SET EXERCISE =>
Write every line out verbatim and omit the pictures.

-------- INFORMATION PROVIDED --------

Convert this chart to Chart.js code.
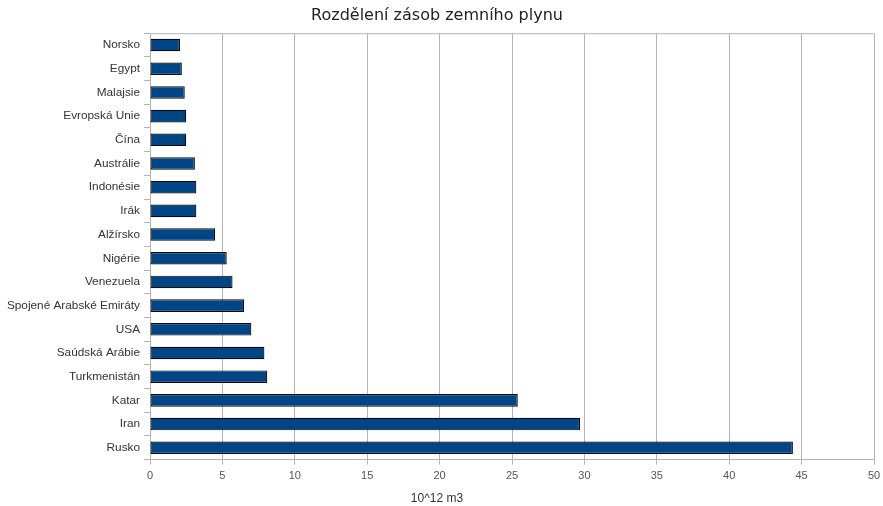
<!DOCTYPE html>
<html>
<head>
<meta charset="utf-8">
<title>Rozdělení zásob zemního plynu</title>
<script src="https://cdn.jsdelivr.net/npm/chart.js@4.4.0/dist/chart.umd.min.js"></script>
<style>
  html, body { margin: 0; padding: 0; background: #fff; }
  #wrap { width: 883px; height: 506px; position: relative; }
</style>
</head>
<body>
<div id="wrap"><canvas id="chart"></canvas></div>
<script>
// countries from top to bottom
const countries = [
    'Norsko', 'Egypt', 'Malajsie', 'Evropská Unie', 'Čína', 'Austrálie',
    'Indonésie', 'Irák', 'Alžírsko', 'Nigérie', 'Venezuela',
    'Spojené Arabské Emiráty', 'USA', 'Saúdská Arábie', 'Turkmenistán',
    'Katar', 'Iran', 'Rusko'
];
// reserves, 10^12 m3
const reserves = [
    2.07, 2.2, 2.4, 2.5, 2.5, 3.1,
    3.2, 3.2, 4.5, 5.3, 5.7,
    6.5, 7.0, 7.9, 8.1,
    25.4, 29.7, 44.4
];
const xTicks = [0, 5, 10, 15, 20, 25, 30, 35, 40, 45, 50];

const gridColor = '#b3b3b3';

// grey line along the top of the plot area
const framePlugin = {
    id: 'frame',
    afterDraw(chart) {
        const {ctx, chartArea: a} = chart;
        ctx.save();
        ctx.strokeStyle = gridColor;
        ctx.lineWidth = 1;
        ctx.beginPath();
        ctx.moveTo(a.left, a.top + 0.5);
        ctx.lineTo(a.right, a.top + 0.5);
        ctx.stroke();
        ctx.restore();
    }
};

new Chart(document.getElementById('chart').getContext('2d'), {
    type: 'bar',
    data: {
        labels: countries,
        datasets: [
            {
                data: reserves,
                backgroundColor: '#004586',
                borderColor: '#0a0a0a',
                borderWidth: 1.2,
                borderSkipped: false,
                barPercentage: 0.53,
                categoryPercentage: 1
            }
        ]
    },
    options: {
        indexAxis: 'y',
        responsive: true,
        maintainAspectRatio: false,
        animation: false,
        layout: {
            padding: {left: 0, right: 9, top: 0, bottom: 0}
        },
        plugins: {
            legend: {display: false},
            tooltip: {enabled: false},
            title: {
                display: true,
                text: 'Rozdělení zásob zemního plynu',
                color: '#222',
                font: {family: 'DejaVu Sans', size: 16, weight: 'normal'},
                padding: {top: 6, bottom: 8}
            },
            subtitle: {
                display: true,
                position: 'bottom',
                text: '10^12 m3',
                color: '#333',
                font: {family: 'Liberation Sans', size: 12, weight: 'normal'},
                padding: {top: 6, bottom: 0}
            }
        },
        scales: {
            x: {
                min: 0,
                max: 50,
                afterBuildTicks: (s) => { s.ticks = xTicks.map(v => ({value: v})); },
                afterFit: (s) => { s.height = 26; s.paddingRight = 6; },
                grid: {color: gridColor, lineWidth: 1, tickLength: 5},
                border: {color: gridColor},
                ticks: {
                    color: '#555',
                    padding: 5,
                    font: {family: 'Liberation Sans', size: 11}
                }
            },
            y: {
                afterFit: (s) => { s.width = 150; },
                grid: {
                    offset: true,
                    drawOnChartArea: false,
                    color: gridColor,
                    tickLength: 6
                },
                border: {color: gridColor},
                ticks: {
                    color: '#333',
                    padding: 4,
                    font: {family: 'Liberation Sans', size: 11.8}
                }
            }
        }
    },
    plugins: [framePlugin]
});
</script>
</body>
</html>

--------

SOLUTION TO THIS PROBLEM =>
Convert this chart to Chart.js code.
<!DOCTYPE html>
<html>
<head>
<meta charset="utf-8">
<title>Rozdělení zásob zemního plynu</title>
<script src="https://cdn.jsdelivr.net/npm/chart.js@4.4.0/dist/chart.umd.min.js"></script>
<style>
  html, body { margin: 0; padding: 0; background: #fff; }
  #wrap { width: 883px; height: 506px; position: relative; }
</style>
</head>
<body>
<div id="wrap"><canvas id="chart"></canvas></div>
<script>
// countries from top to bottom
const countries = [
    'Norsko', 'Egypt', 'Malajsie', 'Evropská Unie', 'Čína', 'Austrálie',
    'Indonésie', 'Irák', 'Alžírsko', 'Nigérie', 'Venezuela',
    'Spojené Arabské Emiráty', 'USA', 'Saúdská Arábie', 'Turkmenistán',
    'Katar', 'Iran', 'Rusko'
];
// reserves, 10^12 m3
const reserves = [
    2.07, 2.2, 2.4, 2.5, 2.5, 3.1,
    3.2, 3.2, 4.5, 5.3, 5.7,
    6.5, 7.0, 7.9, 8.1,
    25.4, 29.7, 44.4
];
const xTicks = [0, 5, 10, 15, 20, 25, 30, 35, 40, 45, 50];

const gridColor = '#b3b3b3';

// grey line along the top of the plot area
const framePlugin = {
    id: 'frame',
    afterDraw(chart) {
        const {ctx, chartArea: a} = chart;
        ctx.save();
        ctx.strokeStyle = gridColor;
        ctx.lineWidth = 1;
        ctx.beginPath();
        ctx.moveTo(a.left, a.top + 0.5);
        ctx.lineTo(a.right, a.top + 0.5);
        ctx.stroke();
        ctx.restore();
    }
};

new Chart(document.getElementById('chart').getContext('2d'), {
    type: 'bar',
    data: {
        labels: countries,
        datasets: [
            {
                data: reserves,
                backgroundColor: '#004586',
                borderColor: '#0a0a0a',
                borderWidth: 1.2,
                borderSkipped: false,
                barPercentage: 0.53,
                categoryPercentage: 1
            }
        ]
    },
    options: {
        indexAxis: 'y',
        responsive: true,
        maintainAspectRatio: false,
        animation: false,
        layout: {
            padding: {left: 0, right: 9, top: 0, bottom: 0}
        },
        plugins: {
            legend: {display: false},
            tooltip: {enabled: false},
            title: {
                display: true,
                text: 'Rozdělení zásob zemního plynu',
                color: '#222',
                font: {family: 'DejaVu Sans', size: 16, weight: 'normal'},
                padding: {top: 6, bottom: 8}
            },
            subtitle: {
                display: true,
                position: 'bottom',
                text: '10^12 m3',
                color: '#333',
                font: {family: 'Liberation Sans', size: 12, weight: 'normal'},
                padding: {top: 6, bottom: 0}
            }
        },
        scales: {
            x: {
                min: 0,
                max: 50,
                afterBuildTicks: (s) => { s.ticks = xTicks.map(v => ({value: v})); },
                afterFit: (s) => { s.height = 26; s.paddingRight = 6; },
                grid: {color: gridColor, lineWidth: 1, tickLength: 5},
                border: {color: gridColor},
                ticks: {
                    color: '#555',
                    padding: 5,
                    font: {family: 'Liberation Sans', size: 11}
                }
            },
            y: {
                afterFit: (s) => { s.width = 150; },
                grid: {
                    offset: true,
                    drawOnChartArea: false,
                    color: gridColor,
                    tickLength: 6
                },
                border: {color: gridColor},
                ticks: {
                    color: '#333',
                    padding: 4,
                    font: {family: 'Liberation Sans', size: 11.8}
                }
            }
        }
    },
    plugins: [framePlugin]
});
</script>
</body>
</html>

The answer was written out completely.